The expression "highly likely" has become a winged phrase, and this phrase was enough to impose sanctions on Russia. They talk about sanctions again, but German officials do not use their own version of May's "highly likely", which sounds as "sehr wahrscheinlich" in German. Apparently, this is a matter of time.
It is worth noting that almost immediately after the German government announced about the substance, with which Navalny was poisoned, a lot of speculation appeared about what sanctions could be imposed on Russia.
The West again claims that Russia violated its international obligations, particularly the chemical weapons convention. The story happened on the territory of the Russian Federation, but this does not matter in this case.
As soon as they talk about sanctions, they talk about the Nord Stream 2 gas pipeline. The construction of the gas pipeline is an apple of discord in the relations between Germany and the United States. In Germany, many are opposed to the completion of the gas pipeline, the Greens, for example.
Chairman of the Munich Security Conference, Wolfgang Ischinger, said that it would not be enough to expel diplomats. "If we want to send a clear signal to Moscow with our partners, economic relations should be on the agenda, which means that the Nord Stream 2 project should not be left without attention," Ischinger said.
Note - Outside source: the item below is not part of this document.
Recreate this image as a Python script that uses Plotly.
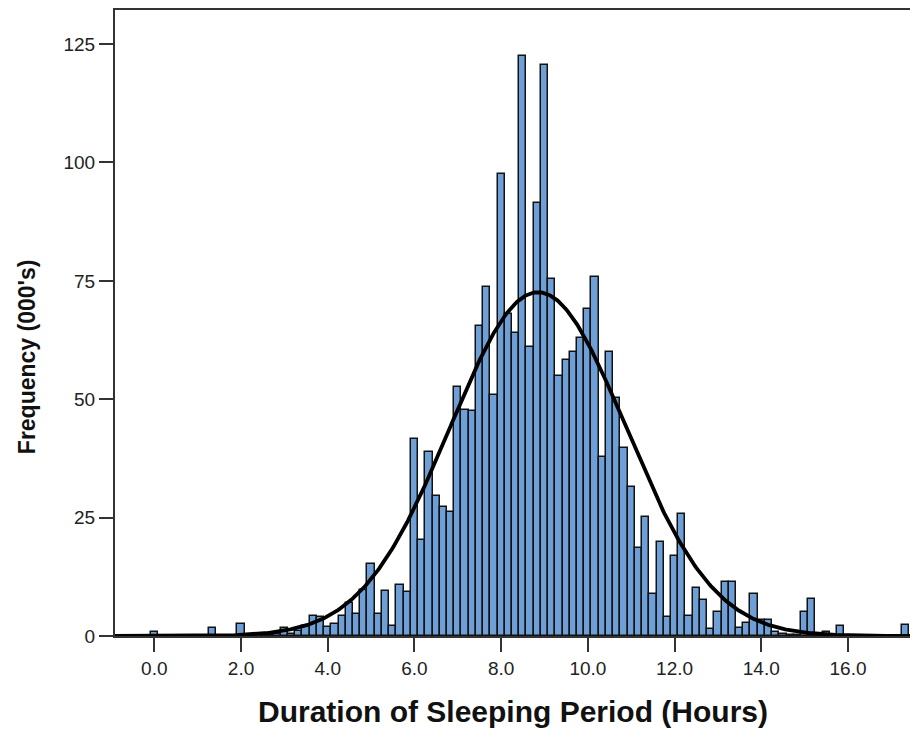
import numpy as np
import plotly.graph_objects as go

# ---- data (thousands of people per 10-minute bin) ----
bin_width_hours = 1 / 6
# frequency for bins centred at 0.0, 0.167, 0.333, ... hours (index k -> k/6 h)
freq = [
    0.8, 0, 0, 0, 0, 0, 0, 0, 1.6, 0, 0, 0,            # 0.0 - 1.833
    2.5, 0, 0, 0, 0.3, 0.5,                            # 2.0 - 2.833
    1.6, 0.5, 1.0, 2.2, 4.2, 4.1,                      # 3.0 - 3.833
    1.8, 2.5, 4.3, 7.0, 4.6, 9.7,                      # 4.0 - 4.833
    15.2, 4.6, 9.6, 2.1, 10.8, 9.2,                    # 5.0 - 5.833
    41.7, 20.3, 38.9, 29.6, 27.3, 26.1,                # 6.0 - 6.833
    52.5, 47.8, 47.6, 65.5, 73.8, 51.0,                # 7.0 - 7.833
    97.5, 68.0, 64.0, 122.5, 61.0, 91.5,               # 8.0 - 8.833
    120.5, 75.3, 55.0, 58.3, 60.0, 63.0,               # 9.0 - 9.833
    69.0, 75.8, 37.8, 60.0, 50.3, 39.8,                # 10.0 - 10.833
    31.5, 18.5, 25.2, 8.8, 19.8, 4.1,                  # 11.0 - 11.833
    16.9, 25.7, 4.2, 10.1, 7.6, 1.4,                   # 12.0 - 12.833
    5.0, 11.3, 11.3, 1.6, 2.7, 8.9,                    # 13.0 - 13.833
    3.4, 3.4, 0.8, 0.5, 0.3, 0.3,                      # 14.0 - 14.833
    5.0, 7.8, 0.5, 0.9, 0, 2.1,                        # 15.0 - 15.833
    0, 0, 0, 0, 0, 0,                                  # 16.0 - 16.833
    0, 0, 2.3,                                         # 17.0 - 17.333
]
bin_centers = np.arange(len(freq)) * bin_width_hours

# fitted normal curve parameters
curve_mean = 8.85
curve_sd = 2.03
curve_peak = 72.6

x_ticks = [0, 2, 4, 6, 8, 10, 12, 14, 16]
x_tick_labels = ["0.0", "2.0", "4.0", "6.0", "8.0", "10.0", "12.0", "14.0", "16.0"]
y_ticks = [0, 25, 50, 75, 100, 125]

x_range = [-0.907, 17.43]
y_range = [0, 132.2]

xs = np.linspace(x_range[0], x_range[1], 600)
ys = curve_peak * np.exp(-0.5 * ((xs - curve_mean) / curve_sd) ** 2)

fig = go.Figure()
fig.add_trace(go.Bar(
    x=bin_centers, y=freq, width=bin_width_hours,
    marker=dict(color="#6e9fd7", line=dict(color="#121212", width=1.5)),
    showlegend=False, hoverinfo="x+y",
))
fig.add_trace(go.Scatter(
    x=xs, y=ys, mode="lines",
    line=dict(color="black", width=3.8),
    showlegend=False, hoverinfo="skip",
))

axis_font = dict(family="Liberation Sans, Arial, sans-serif", size=19, color="#222222")

fig.update_layout(
    width=910, height=729,
    margin=dict(l=115, r=0, t=10, b=93),
    paper_bgcolor="white", plot_bgcolor="white",
    bargap=0,
    xaxis=dict(
        range=x_range, tickvals=x_ticks, ticktext=x_tick_labels,
        ticks="outside", ticklen=14, tickwidth=1.5, tickcolor="#333333",
        showline=True, linecolor="#333333", linewidth=2, mirror=True,
        showgrid=False, zeroline=False, tickfont=axis_font,
    ),
    yaxis=dict(
        range=y_range, tickvals=y_ticks,
        ticks="outside", ticklen=14, tickwidth=1.5, tickcolor="#333333",
        showline=True, linecolor="#333333", linewidth=2,
        showgrid=False, zeroline=False, tickfont=axis_font,
    ),
    annotations=[
        dict(text="<b>Duration of Sleeping Period (Hours)</b>",
             xref="paper", yref="paper", x=0.5, y=-0.121,
             xanchor="center", yanchor="middle", showarrow=False,
             font=dict(family="Liberation Sans, Arial, sans-serif", size=30, color="#111111")),
        dict(text="<b>Frequency (000's)</b>", textangle=-90,
             xref="paper", yref="paper", x=-0.1107, y=0.447,
             xanchor="center", yanchor="middle", showarrow=False,
             font=dict(family="Liberation Sans, Arial, sans-serif", size=23, color="#111111")),
    ],
)

fig.write_html("out.html")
According to him, it should be something between "diplomatic gestures and total boycott."
Another possible area of sanctions can be found in the financial area. Not that long ago, the West wanted to disconnect Russia from the SWIFT international payment system, and now they talk about it again.
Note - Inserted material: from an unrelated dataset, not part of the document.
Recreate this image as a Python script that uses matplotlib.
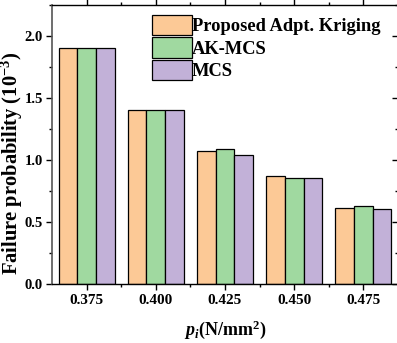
import matplotlib
matplotlib.use("Agg")
import matplotlib.pyplot as plt
import numpy as np
from matplotlib.ticker import MultipleLocator, FixedLocator

categories = ["0.375", "0.400", "0.425", "0.450", "0.475"]
series_names = ["Proposed Adpt. Kriging", "AK-MCS", "MCS"]
proposed = [1.90, 1.40, 1.073, 0.868, 0.61]
akmcs = [1.90, 1.40, 1.089, 0.858, 0.633]
mcs = [1.90, 1.40, 1.04, 0.858, 0.605]
colors = ["#FCC996", "#A0D9A0", "#C2B1D8"]

plt.rcParams['font.family'] = ['Liberation Serif']
plt.rcParams['font.weight'] = 'bold'
plt.rcParams['mathtext.fontset'] = 'custom'
plt.rcParams['mathtext.rm'] = 'Liberation Serif:bold'
plt.rcParams['mathtext.it'] = 'Liberation Serif:italic:bold'
plt.rcParams['mathtext.bf'] = 'Liberation Serif:bold'

fig = plt.figure(figsize=(3.97, 3.43), dpi=100)
ax = fig.add_axes([52/397, 59/343, (398-52)/397, (284-5)/343])

x = np.arange(len(categories))
w = 0.27
for i, (vals, name) in enumerate(zip([proposed, akmcs, mcs], series_names)):
    ax.bar(x + (i - 1) * w, vals, width=w, color=colors[i], edgecolor='black',
           linewidth=0.9, label=name)

ax.set_xlim(-0.5, 4.5)
ax.set_ylim(0, 2.25)
ax.set_xticks(x)
ax.set_xticklabels(categories)
ax.xaxis.set_minor_locator(FixedLocator([0.5, 1.5, 2.5, 3.5]))
ax.yaxis.set_major_locator(MultipleLocator(0.5))
ax.yaxis.set_minor_locator(MultipleLocator(0.25))
ax.yaxis.set_major_formatter(matplotlib.ticker.FormatStrFormatter('%.1f'))

ax.tick_params(axis='both', which='major', length=4.5, width=1, direction='out', pad=2)
ax.tick_params(axis='x', which='major', labelsize=11, pad=3)
ax.tick_params(axis='y', which='major', labelsize=10.5)
ax.tick_params(axis='both', which='minor', length=2.5, width=1, direction='out')
ax.tick_params(axis='x', which='both', top=True)
ax.tick_params(axis='y', which='both', right=True)
for lab in ax.get_xticklabels() + ax.get_yticklabels():
    lab.set_fontweight('bold')

ax.spines['left'].set_color('#555555')
ax.spines['left'].set_linewidth(1.2)
ax.spines['bottom'].set_linewidth(1.0)
ax.spines['top'].set_linewidth(1.0)
ax.spines['right'].set_linewidth(1.0)

# right ticks inward (spine sits at image edge)
for t in ax.yaxis.get_major_ticks() + ax.yaxis.get_minor_ticks():
    t.tick2line.set_marker(0)

ax.set_ylabel(r"Failure probability (10$^{-3}$)", fontsize=14.8, fontweight='bold')
ax.yaxis.set_label_coords(-0.079, 0.432)
ax.set_xlabel(r"$p_i$(N/mm$^2$)", fontsize=13, fontweight='bold', labelpad=8)

leg = ax.legend(loc='upper left', bbox_to_anchor=(100/346, 1 - 10/279), frameon=False,
                prop={'family': 'Liberation Serif', 'weight': 'bold', 'size': 13.3},
                handlelength=2.16, handleheight=1.3, handletextpad=0.0,
                labelspacing=0.12, borderaxespad=0, borderpad=0)

fig.savefig("out.png", dpi=100)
Anatoly Aksakov, the head of the State Duma Committee on the Financial Market, doubts that this will happen.
"I do not think they will disconnect Russia from SWIFT, because then it will be immediately clear that this is a politically motivated far-fetched decision. Most importantly, it will not bring any good either to Europe or to the USA. The countries, with which Russia has a fairly large trade turnover, use the SWIFT system for their transactions. This decision will affect Russian partners as well," Aksakov told Interfax.
It should be noted, however, that the West wants to disconnect Russia from SWIFT during every crisis between Russia and the West. One shall assume that the West may eventually try to do it and see what happens.